С.С.: «Придётся развести мангал».
М.В.: «Он сломан».
С.С.: «Митя, если Коля отдал свои сапоги в чинку, в чём он сидит?»
Д.М.: «Босой. Пока что — до свиданья, я иду в Тургеневское училище». Уходит.
Тишина.
П.-К.: «Хлеба у нас нет».
С.С.: «Жаль, что керосину нет, а то можно бы гренков поджарить, это вкуснее горького хлеба».
М.В.: «Коля, пока светло, почини примус».
П.-К.: «Да что там, почему он вчера прекрасно горел». Слезает с нар и развинчивает примус.
М.В.: «Софья Степановна».
С.С.: «Ну».
М.В.: «Пойдёмте к нижним грекам, может быть, Софик за пять рублей даст нам “кошку”, утопленное ведро достать».
С.С.: «Идёмте».
Одеваются и уходят… Приходят.
М.В.: «Противно. Квартирант того дома ходит во фраке, словно на бал собрался».
П.-К.: «Видно, у него, как и у меня, ничего нет. Вот он и донашивает старое, а галифе ему тоже не дают делать».
С.С.: «Он сказал, что ведро достанет брат этих Софик».
M.B.: «Хоть бы Дмитрий Михайлович с ним по-турецки поговорил».
П.-K. и С.С. возятся с примусом и рассуждают о нём. Зажгли его.
П.-К.: «Эх, канитель-то, Господи! (примус потух). Ох, ты, батюшки!» Сердится, накачивает.
C.C.: «Довольно, я боюсь, взорвётся».
П.-К.: «Пойду, что ли, за хлебом».
M.B.: «Ничего нет ужаснее, чем надевать мокрые ботинки».
С.С.: «Это убийственно». Жарит гренки.
М.В.: «Так послушай моего совета».
П.-К.: «Чего».
М.В.: «Я испытываю физическую боль, говоря с тобой о сапогах».
П.-К.: «Я себе куплю английские ботинки за три тысячи».
М.В.: «И хватит их тебе на полторы недели».

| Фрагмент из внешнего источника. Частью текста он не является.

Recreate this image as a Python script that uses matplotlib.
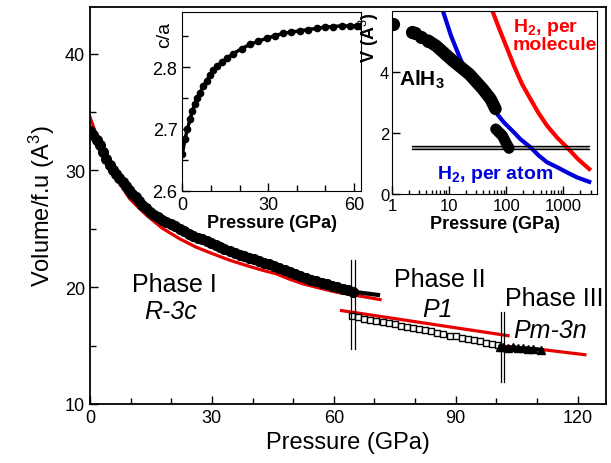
import numpy as np
import matplotlib.pyplot as plt
from matplotlib.ticker import MultipleLocator, LogLocator, NullFormatter

plt.rcParams['font.family'] = ['Liberation Sans', 'DejaVu Sans']
plt.rcParams['mathtext.fontset'] = 'custom'
plt.rcParams['mathtext.rm'] = 'Liberation Sans'
plt.rcParams['mathtext.it'] = 'Liberation Sans:italic'
plt.rcParams['mathtext.bf'] = 'Liberation Sans:bold'

# ---- main panel data (Pressure GPa, Volume per f.u.) ----
p_phase1 = [0, 0.8, 1.6, 2.4, 3.2, 4.0, 4.8, 5.6, 6.4, 7.2, 8.0, 8.8, 9.6, 10.4,
            11.2, 12.0, 12.9, 13.8, 14.8, 15.8, 16.8, 17.8, 18.8, 19.9, 21.0, 22.1,
            23.2, 24.3, 25.4, 26.5, 27.6, 28.7, 29.8, 30.9, 32.0, 33.1, 34.4, 35.6,
            36.8, 38.0, 39.2, 40.4, 41.6, 42.8, 44.0, 45.3, 46.6, 47.9, 49.2, 50.5,
            51.8, 53.1, 54.4, 55.7, 57.0, 58.3, 59.6, 60.9, 62.2, 63.5, 64.8]
v_phase1 = [33.4, 33.05, 32.6, 32.15, 31.6, 30.95, 30.45, 30.05, 29.7, 29.35, 29.0,
            28.65, 28.3, 28.0, 27.7, 27.4, 27.05, 26.75, 26.45, 26.2, 25.98, 25.75,
            25.55, 25.38, 25.2, 25.0, 24.8, 24.6, 24.42, 24.25, 24.1, 23.95, 23.8,
            23.62, 23.45, 23.28, 23.1, 22.95, 22.8, 22.65, 22.5, 22.38, 22.25, 22.1,
            21.95, 21.8, 21.65, 21.48, 21.3, 21.12, 20.95, 20.8, 20.65, 20.52, 20.38,
            20.25, 20.12, 19.98, 19.85, 19.74, 19.63]
p_tail1 = [64.8, 66.8, 68.9, 70.9]
v_tail1 = [19.63, 19.52, 19.43, 19.34]
p_fit1 = [0, 1.2, 2.5, 4.1, 5.7, 7.4, 9.8, 12, 14, 17.8, 22.1, 26, 30.3, 34.5,
          38.6, 42, 45.9, 49, 52.5, 56.6, 60.7, 64.8, 68, 71.4]
v_fit1 = [34.57, 33.4, 32.42, 31.0, 29.71, 28.85, 27.57, 26.8, 26.14, 25.05, 24.14,
          23.45, 22.85, 22.3, 21.85, 21.5, 21.14, 20.7, 20.28, 19.92, 19.57, 19.34,
          19.15, 18.94]

p_phase2 = [64.5, 66.0, 67.5, 69.0, 70.5, 72.0, 73.5, 75.0, 76.5, 78.0, 79.5, 81.0,
            82.5, 84.0, 85.5, 87.0, 88.5, 90.0, 91.5, 93.0, 94.5, 96.0, 97.5, 99.0,
            100.5]
v_phase2 = [17.5, 17.42, 17.3, 17.22, 17.1, 17.0, 16.92, 16.82, 16.71, 16.62, 16.5,
            16.42, 16.3, 16.22, 16.1, 16.0, 15.86, 15.78, 15.66, 15.56, 15.46, 15.36,
            15.25, 15.14, 15.02]
p_fit2 = [61.9, 102.9]
v_fit2 = [18.0, 15.85]

p_phase3 = [101.0, 101.7, 102.9, 104.2, 105.4, 106.6, 107.8, 109.1, 111.1]
v_phase3 = [14.9, 14.86, 14.8, 14.86, 14.77, 14.77, 14.73, 14.71, 14.63]
p_fit3 = [100, 111.5, 121.8]
v_fit3 = [15.0, 14.65, 14.22]

# phase boundaries (double vertical lines)
p_bound = [64.35, 65.15, 101.2, 102.0]
v_bound_lo = [14.7, 14.7, 11.86, 11.86]
v_bound_hi = [22.3, 22.3, 17.86, 17.86]

# ---- inset 1: c/a vs pressure ----
p_ca = [0, 0.94, 1.8, 2.7, 3.5, 4.4, 5.3, 6.2, 7.3, 8.5, 9.6, 10.8, 12.2, 13.7,
        15.7, 17.8, 20.7, 23.6, 26.5, 29.4, 32.3, 35.2, 38.1, 41.0, 44.0, 46.9,
        49.8, 52.7, 55.6, 58.5, 61.0, 62.2]
ca = [2.659, 2.684, 2.70, 2.716, 2.729, 2.741, 2.750, 2.759, 2.769, 2.778, 2.787,
      2.795, 2.802, 2.808, 2.815, 2.822, 2.830, 2.837, 2.842, 2.847, 2.851, 2.855,
      2.857, 2.859, 2.861, 2.863, 2.865, 2.866, 2.867, 2.867, 2.867, 2.867]

# ---- inset 2: volume per H vs pressure (log) ----
p_alh3_dots = [1.05, 2.2, 2.5, 3.26, 4.26]
v_alh3_dots = [5.57, 5.3, 5.28, 5.14, 5.03]
p_alh3_a = [4.26, 5.9, 11.6, 22.6, 39, 53.5, 65]
v_alh3_a = [5.03, 4.86, 4.37, 3.93, 3.44, 3.11, 2.79]
p_alh3_b = [65.6, 86, 98, 112]
v_alh3_b = [2.13, 1.91, 1.70, 1.50]

p_h2_atom = [7.8, 10.8, 16.2, 24, 36, 47, 65, 91, 137, 177, 267, 373, 520, 780,
             1160, 1720, 2850]
v_h2_atom = [6.0, 5.19, 4.37, 3.83, 3.33, 3.06, 2.69, 2.35, 2.02, 1.80, 1.53, 1.26,
             1.04, 0.88, 0.71, 0.55, 0.40]
p_h2_mol = [57.5, 66, 80, 105, 137, 190, 267, 370, 520, 780, 1160, 1800, 2850]
v_h2_mol = [6.0, 5.7, 5.3, 4.75, 4.2, 3.6, 3.11, 2.65, 2.24, 1.85, 1.53, 1.15, 0.82]

p_hline = [2.2, 2850]
v_hline_lo = [1.48, 1.48]
v_hline_hi = [1.57, 1.57]

red = '#e60000'

fig = plt.figure(figsize=(6.11, 4.64), dpi=100)
ax = fig.add_axes([0.1473, 0.1272, 0.8445, 0.8556])

ax.plot(p_fit1, v_fit1, color=red, lw=2.3, zorder=2)
ax.plot(p_phase1, v_phase1, 'o', color='k', ms=7, zorder=3)
ax.plot(p_tail1, v_tail1, color='k', lw=3, zorder=3)
ax.plot(p_fit2, v_fit2, color=red, lw=2.3, zorder=2)
ax.plot(p_phase2, v_phase2, 's', ms=4.5, mfc='white', mec='k', mew=1, zorder=3)
ax.plot(p_fit3, v_fit3, color=red, lw=2.3, zorder=2)
ax.plot(p_phase3, v_phase3, color='k', lw=3, zorder=3)
ax.plot(p_phase3, v_phase3, '^', color='k', ms=6, zorder=3)
for i in range(len(p_bound)):
    ax.plot([p_bound[i], p_bound[i]], [v_bound_lo[i], v_bound_hi[i]], color='k', lw=0.9, zorder=4)

ax.set_xlim(0, 127)
ax.set_ylim(10, 44)
ax.xaxis.set_major_locator(MultipleLocator(30))
ax.xaxis.set_minor_locator(MultipleLocator(10))
ax.yaxis.set_major_locator(MultipleLocator(10))
ax.yaxis.set_minor_locator(MultipleLocator(5))
ax.tick_params(which='both', direction='in', labelsize=13, width=1)
ax.tick_params(which='major', length=6)
ax.tick_params(which='minor', length=4)
for s in ax.spines.values():
    s.set_linewidth(1.3)
ax.set_xlabel('Pressure (GPa)', fontsize=17, labelpad=4)
ax.set_ylabel('Volume/f.u (A$^3$)', fontsize=17, labelpad=6)

ax.text(20.7, 20.3, 'Phase I', fontsize=18, ha='center', va='center')
ax.text(19.9, 18.0, 'R-3c', fontsize=18, style='italic', ha='center', va='center')
ax.text(86.1, 20.7, 'Phase II', fontsize=18, ha='center', va='center')
ax.text(85.6, 18.15, 'P1', fontsize=18, style='italic', ha='center', va='center')
ax.text(114.2, 19.1, 'Phase III', fontsize=18, ha='center', va='center')
ax.text(113.2, 16.35, 'Pm-3n', fontsize=18, style='italic', ha='center', va='center')

# inset 1
ax1 = fig.add_axes([0.2984, 0.5869, 0.2929, 0.3857])
ax1.plot(p_ca, ca, color='k', lw=2.5)
ax1.plot(p_ca, ca, 'o', color='k', ms=4.5)
ax1.set_xlim(0, 62.5)
ax1.set_ylim(2.6, 2.89)
ax1.xaxis.set_major_locator(MultipleLocator(30))
ax1.xaxis.set_minor_locator(MultipleLocator(10))
ax1.yaxis.set_major_locator(MultipleLocator(0.1))
ax1.yaxis.set_minor_locator(MultipleLocator(0.05))
ax1.tick_params(which='both', direction='in', labelsize=13, width=1)
ax1.tick_params(which='major', length=6)
ax1.tick_params(which='minor', length=4)
ax1.set_xlabel('Pressure (GPa)', fontsize=13, fontweight='bold', labelpad=1)
ax1.set_ylabel('c/a', fontsize=14)
ax1.yaxis.set_label_coords(-0.05, 0.875)

# inset 2
ax2 = fig.add_axes([0.6416, 0.5797, 0.3355, 0.3944])
ax2.plot(p_h2_mol, v_h2_mol, color='#ff0000', lw=3)
ax2.plot(p_h2_atom, v_h2_atom, color='#0000dd', lw=3)
ax2.fill_between(p_hline, v_hline_lo, v_hline_hi, color='#aaaaaa', lw=0)
ax2.plot(p_hline, v_hline_lo, color='k', lw=1)
ax2.plot(p_hline, v_hline_hi, color='k', lw=1)
ax2.plot(p_alh3_a, v_alh3_a, color='k', lw=9, solid_capstyle='round')
ax2.plot(p_alh3_b, v_alh3_b, color='k', lw=8, solid_capstyle='round')
ax2.plot(p_alh3_dots, v_alh3_dots, 'o', color='k', ms=8.5)
ax2.set_xscale('log')
ax2.set_xlim(1.0, 3900)
ax2.set_ylim(0, 6)
ax2.set_yticks([0, 2, 4])
ax2.xaxis.set_minor_locator(LogLocator(base=10, subs=np.arange(2, 10), numticks=10))
ax2.xaxis.set_minor_formatter(NullFormatter())
ax2.set_xticks([1, 10, 100, 1000])
ax2.set_xticklabels(['1', '10', '100', '1000'])
ax2.tick_params(which='both', direction='in', labelsize=12, width=1, pad=3)
ax2.tick_params(which='major', length=6)
ax2.tick_params(which='minor', length=3)
ax2.tick_params(axis='y', pad=2)
ax2.set_xlabel('Pressure (GPa)', fontsize=13, fontweight='bold', labelpad=1)
ax2.set_ylabel('V (A$^3$)', fontsize=13, fontweight='bold')
ax2.yaxis.set_label_coords(-0.055, 0.86)
ax2.text(3.4, 3.77, r'$\mathbf{AlH_3}$', fontsize=15, ha='center', va='center')
ax2.text(0.59, 0.975, r'$\mathbf{H_2}$, per' + '\nmolecule', transform=ax2.transAxes,
         color='#ff0000', fontsize=14, fontweight='bold', ha='left', va='top',
         linespacing=0.95)
ax2.text(0.22, 0.09, r'$\mathbf{H_2}$, per atom', transform=ax2.transAxes,
         color='#0000dd', fontsize=14, fontweight='bold', ha='left', va='baseline')

fig.savefig('out.png', dpi=100)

П.-К.: «Пиневич говорит, что хорошие».
М.В.: «Да врёт он. Да таких дешёвых ты и не найдешь».
П.-К.: «Покупали».
М.В.: «А ты не найдёшь».
П.-К.: «Почему, собственно, я не найду?» Одевается и уходит.
М.В.: «Одно плохо, чад от примуса».
С.С.: «Это масло плохое. Настойте на том, чтобы он купил себе сапоги».
М.В. (со слезами): «Он говорит, что тогда ему надо галифе, своих брюк ему жаль. Как при нашем положении он может жалеть вещи! Из одного одеяла он хочет сделать брюки, а из другого обмотки. А уходит он всегда на риск — простудиться».